From the very beginning the occurrence of spontaneous recanalization, the growing together of the severed ends of the seminal ducts, has been one of the main problems associated with vasectomy. As long ago as the 1950s it became clear that if one simply tied off the seminal duct there was virtually always recanalization, and even after severing in several places there was also spontaneous recanalization. If a length of 3 cm was removed, but the sheath of the duct remained intact, the same thing happened. Recanalization did not occur if the sheath was also removed.

Recanalization is still a problem, and is found in between 1 in 1,000 and і in 2,000 men who have ‘had themselves fixed’. The risk is higher if after the vasectomy a spermagranuloma develops. A granu­loma is created by leakage of spermatozoa on the testicle side, despite effective ligature of the end of the seminal duct. Tying off is actually not all that easy, since the seminal duct has a thick wall of muscle, so that there is a risk that the stitch will be pulled too tight and will sever the duct. Partly for this reason many urologists decide for reasons of safety to cauterize the tied-off ends. It is also a good idea to sew a section of different tissue between the two ends, preventing them from coming into contact.

The complications of vasectomy are quite often underestimated. Whichever way you look at it, vasectomy is an odd procedure; if a sur­geon were to remove a section of intestine and close off both ends, he or she would be immediately committed to a lunatic asylum, if neces­sary by force. . .

From puberty to death millions of sperm cells pass along these tubes that resemble liquorice shoelaces. After vasectomy the ‘little creatures’ can no longer do this.
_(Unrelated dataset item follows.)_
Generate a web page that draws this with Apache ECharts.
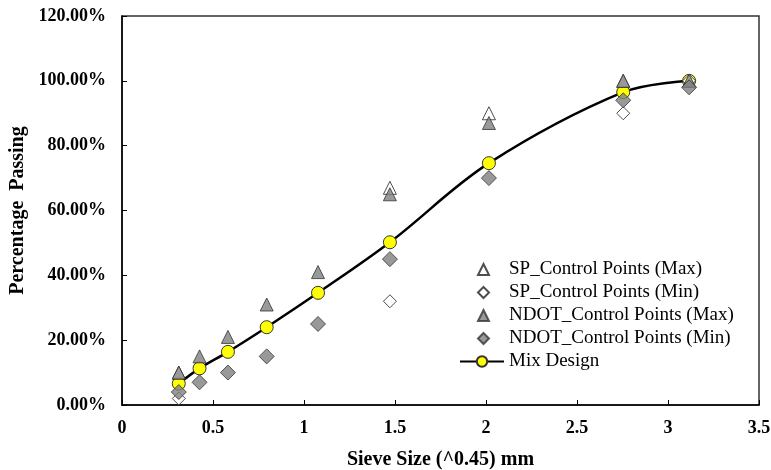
<!DOCTYPE html>
<html>
<head>
<meta charset="utf-8">
<script src="https://cdn.jsdelivr.net/npm/echarts@6/dist/echarts.min.js"></script>
<style>html,body{margin:0;padding:0;background:#fff;}#c{width:771px;height:470px;}</style>
</head>
<body>
<div id="c"></div>
<script>
// Sieve sizes raised to 0.45 power
const spMaxX = [0.312, 1.472, 2.016, 2.754, 3.116];
const spMaxY = [10, 67, 90, 100, 100];
const spMinX = [0.312, 1.472, 2.754, 3.116];
const spMinY = [2, 32, 90, 100];
const ndotMaxX = [0.312, 0.426, 0.582, 0.795, 1.077, 1.472, 2.016, 2.754, 3.116];
const ndotMaxY = [10, 15, 21, 31, 41, 65, 87, 100, 100];
const ndotMinX = [0.312, 0.426, 0.582, 0.795, 1.077, 1.472, 2.016, 2.754, 3.116];
const ndotMinY = [4, 7, 10, 15, 25, 45, 70, 94, 98];
const mixX = [0.312, 0.426, 0.582, 0.795, 1.077, 1.472, 2.016, 2.754, 3.116];
const mixY = [6.6, 11.3, 16.4, 24.0, 34.6, 50.2, 74.6, 96.5, 100];
const scatterNames = ['SP_Control Points (Max)', 'SP_Control Points (Min)', 'NDOT_Control Points (Max)', 'NDOT_Control Points (Min)'];
const lineName = 'Mix Design';

const zip = (xs, ys) => xs.map((x, i) => [x, ys[i]]);
const serif = "'Liberation Serif', 'Times New Roman', serif";
const legendText = {fontFamily: serif, fontSize: 19, color: '#000'};

const chart = echarts.init(document.getElementById('c'), null, {renderer: 'canvas'});
chart.setOption({
  animation: false,
  backgroundColor: '#fff',
  grid: {left: 122, width: 637, top: 16, height: 389, outerBoundsMode: 'none', containLabel: false,
    show: true, borderColor: '#333', borderWidth: 1.5, backgroundColor: 'transparent'},
  xAxis: {
    type: 'value', min: 0, max: 3.5, interval: 0.5,
    name: 'Sieve Size (^0.45) mm', nameLocation: 'middle', nameGap: 45,
    nameTextStyle: {fontFamily: serif, fontWeight: 'bold', fontSize: 20, color: '#000'},
    axisLine: {show: true, onZero: false, lineStyle: {color: '#000', width: 1.5}},
    axisTick: {show: true, inside: true, length: 5, lineStyle: {color: '#000'}},
    splitLine: {show: false},
    axisLabel: {fontFamily: serif, fontWeight: 'bold', fontSize: 18, color: '#000', margin: 14,
      formatter: v => String(Math.round(v * 10) / 10)}
  },
  yAxis: {
    type: 'value', min: 0, max: 120, interval: 20,
    name: 'Percentage  Passing', nameLocation: 'middle', nameGap: 87, nameRotate: 90,
    nameTextStyle: {fontFamily: serif, fontWeight: 'bold', fontSize: 20, color: '#000'},
    axisLine: {show: true, onZero: false, lineStyle: {color: '#000', width: 1.5}},
    axisTick: {show: true, inside: true, length: 5, lineStyle: {color: '#000'}},
    splitLine: {show: false},
    axisLabel: {fontFamily: serif, fontWeight: 'bold', fontSize: 18, color: '#000', margin: 16,
      formatter: v => v.toFixed(2) + '%'}
  },
  legend: [
    {
      orient: 'vertical', left: 472, top: 255, itemGap: 4, itemWidth: 11, itemHeight: 11,
      textStyle: Object.assign({padding: [0, 0, 0, 15]}, legendText),
      data: scatterNames
    },
    {
      orient: 'vertical', left: 454, top: 347, itemWidth: 44, itemHeight: 13,
      textStyle: legendText,
      data: [lineName]
    }
  ],
  series: [
    {name: lineName, type: 'line', smooth: 0.35, symbol: 'circle', symbolSize: 13, showSymbol: true, z: 2,
      lineStyle: {color: '#000', width: 2.5},
      itemStyle: {color: '#ffff00', borderColor: '#333', borderWidth: 1}, data: zip(mixX, mixY)},
    {name: scatterNames[0], type: 'scatter', symbol: 'triangle', symbolSize: 13, z: 3,
      itemStyle: {color: '#fff', borderColor: '#222', borderWidth: 1}, data: zip(spMaxX, spMaxY)},
    {name: scatterNames[1], type: 'scatter', symbol: 'diamond', symbolSize: 13, z: 3,
      itemStyle: {color: '#fff', borderColor: '#222', borderWidth: 1}, data: zip(spMinX, spMinY)},
    {name: scatterNames[2], type: 'scatter', symbol: 'triangle', symbolSize: 13, z: 4,
      itemStyle: {color: '#808080', borderColor: '#333', borderWidth: 1}, data: zip(ndotMaxX, ndotMaxY)},
    {name: scatterNames[3], type: 'scatter', symbol: 'diamond', symbolSize: 15, z: 4,
      itemStyle: {color: '#808080', borderColor: '#333', borderWidth: 1}, data: zip(ndotMinX, ndotMinY)}
  ]
});
</script>
</body>
</html>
Upstream of the blockage all is woe and affliction, with dead and dying spermatozoa, and of course that can lead to ailments: a painfully swollen epididymis, pain in ejaculat­ing, the previously mentioned spermagranuloma and tears in the wall of the extremely long tube which the epididymis in fact is. Sperm cells may leak through those tears, causing inflammation and antibody formation, since spermatozoa are regarded as basically alien, having only half the normal number of chromosomes.

In the past few decades surgeons and urologists have perhaps made things a little too easy for themselves in failing to dispense complete information on the possible downside of vasectomy. Many men would be deterred if they were told that approximately 5 per cent of sterilized men have chronic testicular pain. Men who already suffer from testi­cular pain should certainly not have themselves sterilized. Other reasons not to be sterilized include childlessness, a serious or chronic ill­ness in one’s partner and the lack of a permanent relationship. In addition anyone contemplating the procedure should be warned of continued bleeding and/or haemorrhaging (10% to 20% chance) and infection (2% to 10% chance).